Maya Vitkova’s Viktoria (2014) falls into the second of these two categories. Clocking in at an absurd two and a half hours, it aims for the scope of lavish historical/allegorical epics like Volker Schlöndorff’s The Tin Drum (1979) and Emir Kusturica’s Underground (1995), while only having enough material for maybe a tight, clean 30 minutes. Ostensibly a metaphor for Bulgaria’s transition into and out of a Communist government, it focuses on three symbolic women in a single family: a mute crone of a grandmother; a cruel, selfish mother who tries to abort all of her pregnancies; and Viktoria, an infant daughter born without an umbilical cord or bellybutton who becomes a symbol of the Bulgarian Communist government.
The most interesting scenes involve Viktoria’s birth and pampered childhood—the government’s attempts to politicize her birth are hilarious and preposterous in the right ways (“This proves that Communist Bulgaria no longer needs an umbilical cord!”) and her spoiled antics such as assaulting and humiliating her classmates with impunity are equally chilling.
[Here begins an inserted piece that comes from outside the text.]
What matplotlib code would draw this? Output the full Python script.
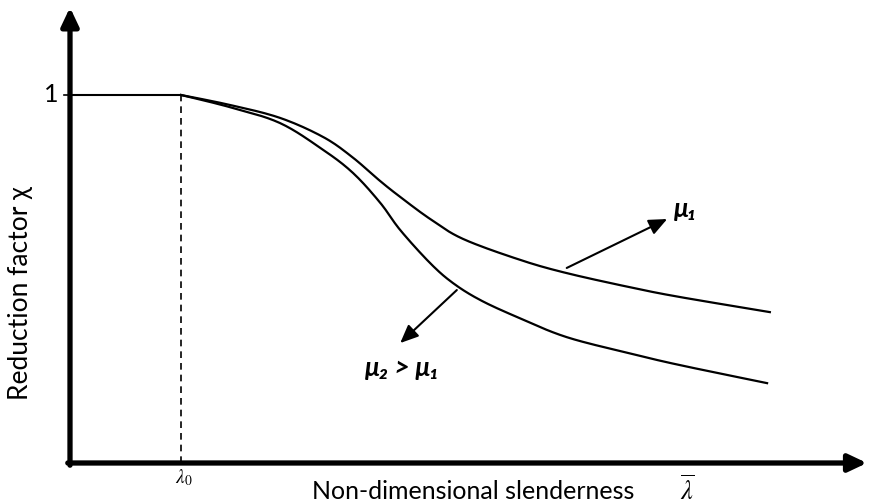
import matplotlib
matplotlib.use("Agg")
import matplotlib.pyplot as plt
import numpy as np

# values (x = slenderness, y = reduction factor)
lam0 = 0.2
plateau_x = [0.0, 0.2]
plateau_y = [1.0, 1.0]

mu1_x = [0.200, 0.288, 0.378, 0.456, 0.508, 0.559, 0.595, 0.649, 0.708, 0.811, 0.895, 1.014, 1.099, 1.261]
mu1_y = [1.000, 0.973, 0.938, 0.886, 0.832, 0.766, 0.723, 0.663, 0.609, 0.552, 0.516, 0.476, 0.451, 0.410]

mu2_x = [0.200, 0.288, 0.378, 0.456, 0.510, 0.559, 0.595, 0.649, 0.690, 0.739, 0.805, 0.895, 1.014, 1.099, 1.256]
mu2_y = [1.000, 0.967, 0.924, 0.851, 0.788, 0.707, 0.633, 0.543, 0.489, 0.443, 0.397, 0.342, 0.296, 0.266, 0.217]

sans = ["Lato", "DejaVu Sans"]


def smooth(xs, ys, n=16):
    # catmull-rom through the read points, only for drawing
    p = np.column_stack([xs, ys])
    p = np.vstack([p[0], p, p[-1]])
    out = []
    t = np.linspace(0, 1, n, endpoint=False)[:, None]
    for i in range(1, len(p) - 2):
        p0, p1, p2, p3 = p[i - 1], p[i], p[i + 1], p[i + 2]
        seg = 0.5 * (2 * p1 + (-p0 + p2) * t + (2 * p0 - 5 * p1 + 4 * p2 - p3) * t ** 2
                     + (-p0 + 3 * p1 - 3 * p2 + p3) * t ** 3)
        out.append(seg)
    out.append(p[-2][None, :])
    out = np.vstack(out)
    return out[:, 0], out[:, 1]


fig = plt.figure(figsize=(8.69, 5.04), dpi=100)
ax = fig.add_axes([0, 0, 1, 1])
ax.set_xlim(-70 / 555, 799 / 555)
ax.set_ylim(-41 / 368, 463 / 368)
ax.axis("off")

# axes with arrow heads
axis_arrow = dict(arrowstyle="-|>,head_length=0.55,head_width=0.26",
                  lw=3.8, color="black", mutation_scale=20, shrinkA=0, shrinkB=0)
ax.annotate("", xy=(0, 1.238), xytext=(0, -0.006), arrowprops=axis_arrow,
            annotation_clip=False)
ax.annotate("", xy=(1.436, 0), xytext=(-0.004, 0), arrowprops=axis_arrow,
            annotation_clip=False)

# curves
ax.plot(plateau_x, plateau_y, color="black", lw=1.5)
ax.plot(*smooth(mu1_x, mu1_y), color="black", lw=1.6)
ax.plot(*smooth(mu2_x, mu2_y), color="black", lw=1.6)
ax.plot([lam0, lam0], [0, 1], color="black", lw=1.2, ls=(0, (4, 3)))

# tick at 1
ax.plot([-0.011, 0], [1, 1], color="black", lw=1.2)
ax.text(-0.020, 1.0, "1", ha="right", va="center", fontsize=18, family=sans)

# pointer arrows
ptr = dict(arrowstyle="-|>,head_length=0.55,head_width=0.24",
           lw=1.5, color="black", mutation_scale=20, shrinkA=0, shrinkB=0)
ax.annotate("", xy=(1.076, 0.663), xytext=(0.895, 0.530), arrowprops=ptr)
ax.annotate("", xy=(0.595, 0.326), xytext=(0.697, 0.470), arrowprops=ptr)

ax.text(1.110, 0.690, "μ₁", ha="center", va="center", fontsize=19,
        fontweight="bold", style="italic", family=sans)
ax.text(0.598, 0.258, "μ₂ > μ₁", ha="center", va="center", fontsize=19,
        fontweight="bold", style="italic", family=sans)

# labels
ax.text(lam0 + 0.006, -0.041, r"$\lambda_0$", ha="center", va="center", fontsize=14,
        math_fontfamily="stix")
ax.text(0.436, -0.099, "Non-dimensional slenderness", ha="left", va="baseline",
        fontsize=18, family=sans)
ax.text(1.112, -0.099, r"$\overline{\lambda}$", ha="center", va="baseline", fontsize=19,
        math_fontfamily="stix")
ax.text(-0.090, 0.462, "Reduction factor χ", ha="center", va="center", rotation=90,
        fontsize=19, family=sans)

fig.savefig("out.png", dpi=100)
But when the Bulgarian Communist government collapses and Viktoria is forced to confront the real world, the film trips over its feet and fails to get back up. No amount of surreal imagery, painterly frame compositions of Viktoria weeping in the rain, or feminist reclamations of the female body—the women spend almost as much time naked and/or bleeding as they do wearing clothes and/or not bleeding—can save it from its own ponderous lethargy.
One of the biggest problems is that Vitkova muddles her symbols—how can we understand Viktoria as embodying Communist Bulgaria when she outlives it? Does she represent its lingering legacy as I’m sure the grandmother represents the legacy of pre-Communist Bulgaria? How can that be if she wasn’t born until after its fall? And where does that leave the mother? As the disenfranchised Bulgarian lumpenproletariat? This is the problem with allegorical filmmaking: if certain things are demarcated as specific symbols, then everything must be likewise demarcated. Such symbols can’t exist in a vacuum or they become meaningless. Or, in the case of Viktoria, pointless.